Easter weekend is one of the most expensive times to travel in the UK. Train fares surge due to peak pricing and reduced engineering works window (meaning services run on near-normal schedules but at premium cost). Fuel prices typically rise by 3-5p per litre in the weeks before Easter bank holidays as demand increases. For train travel, book as early as possible — advance tickets go on sale 12 weeks before travel and can be 50-70% cheaper than on-the-day fares. A London to Manchester advance single can be £25-35 versus £80-150 on the day. Railcard holders save an additional third. For families, a Family & Friends Railcard (£30 per year) saves a third on adult fares and 60% on child fares. For driving, fill up before Easter week when prices rise. Supermarket fuel is typically 3-5p per litre cheaper than motorway services. A full tank before departure versus filling up en route can save £5-10. If visiting family within 100 miles, National Express coaches are often dramatically cheaper than trains — as low as £5-10 per adult if booked early. Travel at off-peak times: leaving Thursday evening instead of Good Friday morning avoids both traffic and peak pricing.

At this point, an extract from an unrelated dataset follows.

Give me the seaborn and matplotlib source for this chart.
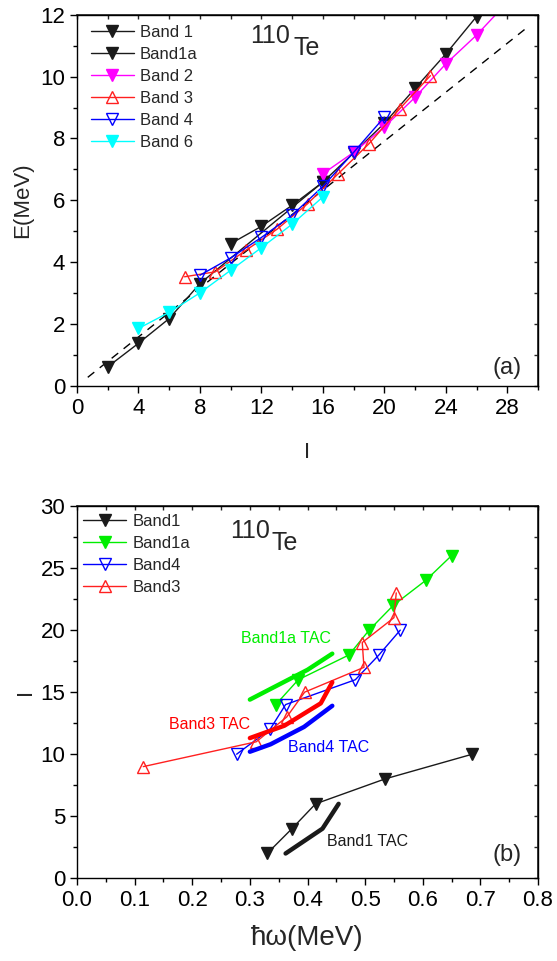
import matplotlib
matplotlib.use("Agg")
import matplotlib.pyplot as plt
import seaborn as sns
import pandas as pd
from matplotlib.ticker import MultipleLocator, FormatStrFormatter

# ---------------- data: panel (a) ----------------
b1_I = [2, 4, 6, 8, 16, 18, 20, 22, 24, 26]
b1_E = [0.62, 1.38, 2.18, 3.31, 6.59, 7.53, 8.49, 9.62, 10.73, 11.94]
b1a_I = [10, 12, 14, 16]
b1a_E = [4.60, 5.16, 5.84, 6.59]
b2_I = [16, 18, 20, 22, 24, 26, 28]
b2_E = [6.86, 7.55, 8.37, 9.33, 10.41, 11.34, 12.40]
b3_I = [7, 9, 11, 13, 15, 17, 19, 21, 23]
b3_E = [3.53, 3.69, 4.39, 5.06, 5.89, 6.86, 7.83, 8.96, 10.03]
b4_I = [8, 10, 12, 14, 16, 18, 20]
b4_E = [3.58, 4.14, 4.80, 5.52, 6.45, 7.55, 8.69]
b6_I = [4, 6, 8, 10, 12, 14, 16]
b6_E = [1.86, 2.38, 3.01, 3.74, 4.47, 5.23, 6.11]
ref_I = [0.7, 29.3]
ref_E = [0.28, 11.59]

# ---------------- data: panel (b) ----------------
pb1_w = [0.330, 0.373, 0.414, 0.534, 0.686]
pb1_I = [2, 4, 6, 8, 10]
pb1a_w = [0.345, 0.384, 0.472, 0.507, 0.549, 0.605, 0.650]
pb1a_I = [14, 16, 18, 20, 22, 24, 26]
pb4_w = [0.277, 0.335, 0.362, 0.483, 0.524, 0.561]
pb4_I = [10, 12, 14, 16, 18, 20]
pb3_w = [0.115, 0.311, 0.364, 0.395, 0.498, 0.495, 0.550, 0.554]
pb3_I = [9, 11, 13, 15, 17, 19, 21, 23]

tac1_w = [0.362, 0.426, 0.454]
tac1_I = [2.0, 4.0, 6.0]
tac1a_w = [0.300, 0.350, 0.400, 0.443]
tac1a_I = [14.4, 15.6, 16.8, 18.1]
tac4_w = [0.300, 0.336, 0.394, 0.443]
tac4_I = [10.2, 10.8, 12.2, 13.9]
tac3_w = [0.300, 0.360, 0.423, 0.443]
tac3_I = [11.3, 12.3, 14.1, 15.8]

sns.set_theme(style="white")
plt.rcParams['font.family'] = ['Liberation Sans', 'DejaVu Sans']

W, H = 557, 961
fig = plt.figure(figsize=(W / 100, H / 100), dpi=100)
fig.patch.set_facecolor('white')

def px_axes(l, t, r, b):
    return fig.add_axes([l / W, 1 - b / H, (r - l) / W, (b - t) / H])

axa = px_axes(77, 14.7, 538, 386)
axb = px_axes(77, 506, 538, 878.3)

GREEN = '#00EE00'

def series(ax, x, y, color, marker=None, filled=True, lw=1.0, ms=8, label=None, ls='-'):
    df = pd.DataFrame({'x': x, 'y': y})
    kw = dict(color=color, linewidth=lw, linestyle=ls)
    if marker is not None:
        kw.update(marker=marker, markersize=ms, markeredgecolor=color,
                  markerfacecolor=color if filled else 'none', markeredgewidth=1.0)
    sns.lineplot(data=df, x='x', y='y', ax=ax, sort=False, estimator=None,
                 label=label, **kw)

# ---- panel (a)
series(axa, ref_I, ref_E, 'black', lw=1.0, ls=(0, (6, 5)))
series(axa, b1_I, b1_E, '#1a1a1a', 'v', label='Band 1')
series(axa, b1a_I, b1a_E, '#1a1a1a', 'v', label='Band1a')
series(axa, b2_I, b2_E, '#FF00FF', 'v', label='Band 2')
series(axa, b3_I, b3_E, '#FF2020', '^', filled=False, label='Band 3')
series(axa, b4_I, b4_E, '#0000FF', 'v', filled=False, label='Band 4')
series(axa, b6_I, b6_E, '#00FFFF', 'v', label='Band 6')

axa.set_xlim(0, 30)
axa.set_ylim(0, 12)
axa.xaxis.set_major_locator(MultipleLocator(4))
axa.xaxis.set_minor_locator(MultipleLocator(2))
axa.yaxis.set_major_locator(MultipleLocator(2))
axa.yaxis.set_minor_locator(MultipleLocator(1))
axa.set_xlabel('I', fontsize=16, labelpad=17)
axa.set_ylabel('E(MeV)', fontsize=16, labelpad=5)
axa.text(0.933, 0.048, '(a)', transform=axa.transAxes, fontsize=17, ha='center', va='center')
axa.text((250 - 77) / 461, (386 - 43) / 371.3, '110', transform=axa.transAxes,
         fontsize=18, ha='left', va='baseline')
axa.text((294 - 77) / 461, (386 - 55) / 371.3, 'Te', transform=axa.transAxes,
         fontsize=18, ha='left', va='baseline')

# ---- panel (b)
series(axb, pb1_w, pb1_I, '#1a1a1a', 'v', label='Band1')
series(axb, pb1a_w, pb1a_I, GREEN, 'v', label='Band1a')
series(axb, pb4_w, pb4_I, '#0000FF', 'v', filled=False, label='Band4')
series(axb, pb3_w, pb3_I, '#FF2020', '^', filled=False, label='Band3')
series(axb, tac1_w, tac1_I, '#1a1a1a', lw=3.2)
series(axb, tac1a_w, tac1a_I, GREEN, lw=3.2)
series(axb, tac4_w, tac4_I, '#0000FF', lw=3.2)
series(axb, tac3_w, tac3_I, '#FF0000', lw=3.2)

axb.text(0.285, 19.3, 'Band1a TAC', color=GREEN, fontsize=11.5, va='center', ha='left')
axb.text(0.160, 12.4, 'Band3 TAC', color='#FF0000', fontsize=11.5, va='center', ha='left')
axb.text(0.367, 10.5, 'Band4 TAC', color='#0000FF', fontsize=11.5, va='center', ha='left')
axb.text(0.434, 3.0, 'Band1 TAC', color='#1a1a1a', fontsize=11.5, va='center', ha='left')

axb.set_xlim(0, 0.8)
axb.set_ylim(0, 30)
axb.xaxis.set_major_locator(MultipleLocator(0.1))
axb.xaxis.set_minor_locator(MultipleLocator(0.05))
axb.yaxis.set_major_locator(MultipleLocator(5))
axb.yaxis.set_minor_locator(MultipleLocator(2.5))
axb.xaxis.set_major_formatter(FormatStrFormatter('%.1f'))
axb.set_xlabel('ħω(MeV)', fontsize=20, labelpad=10)
axb.set_ylabel('I', fontsize=16, labelpad=3)
axb.text(0.933, 0.062, '(b)', transform=axb.transAxes, fontsize=17, ha='center', va='center')
axb.text((230 - 77) / 461, (878.3 - 538) / 371.8, '110', transform=axb.transAxes,
         fontsize=18, ha='left', va='baseline')
axb.text((272 - 77) / 461, (878.3 - 550) / 371.8, 'Te', transform=axb.transAxes,
         fontsize=18, ha='left', va='baseline')

for ax, leg_xy in ((axa, (0.030, 0.972)), (axb, (0.013, 0.978))):
    for s in ax.spines.values():
        s.set_visible(True)
        s.set_color('black')
        s.set_linewidth(1.0)
    ax.set_facecolor('white')
    ax.grid(False)
    ax.tick_params(which='both', direction='out', colors='black', labelsize=16,
                   top=False, right=False, bottom=True, left=True)
    ax.tick_params(which='major', length=5, width=1.0)
    ax.tick_params(which='minor', length=3, width=1.0)
    sx = ax.secondary_xaxis('top')
    sx.xaxis.set_major_locator(ax.xaxis.get_major_locator())
    sx.xaxis.set_minor_locator(ax.xaxis.get_minor_locator())
    sx.tick_params(which='both', direction='in', length=3, width=1.0, labeltop=False)
    sy = ax.secondary_yaxis('right')
    sy.yaxis.set_major_locator(ax.yaxis.get_major_locator())
    sy.yaxis.set_minor_locator(ax.yaxis.get_minor_locator())
    sy.tick_params(which='both', direction='in', length=3, width=1.0, labelright=False)
    ax.legend(loc='upper left', bbox_to_anchor=leg_xy, frameon=False, fontsize=12,
              handlelength=2.6, handletextpad=0.35, labelspacing=0.42,
              borderaxespad=0, borderpad=0, numpoints=1)

fig.savefig('out.png', dpi=100, facecolor='white')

The best time to plan for Easter spending is the week after Easter. You know exactly what you spent, what you wish you'd budgeted for, and what you could cut. Take your total Easter 2026 spend and divide by 12 — that's your monthly Easter sinking fund contribution for 2027. If you spent £150 on Easter this year, saving £12.50 per month from May onwards means Easter 2027 is fully funded by April with zero impact on your monthly budget. Create a dedicated savings pot in the SYM app labelled "Easter 2027" and set up a small monthly savings target. It feels absurd in May to be saving for next Easter, but it's this kind of forward planning that separates people who are stressed about money from people who aren't. The sinking fund approach works for every recurring expense: Christmas, birthdays, car insurance, holidays, and annual subscriptions. Each gets its own small monthly contribution. No single month bears the full weight of a large expense. According to the Money and Pensions Service, households that use sinking funds (even without calling them that) report 40% less financial stress than those who pay for irregular expenses from their current income.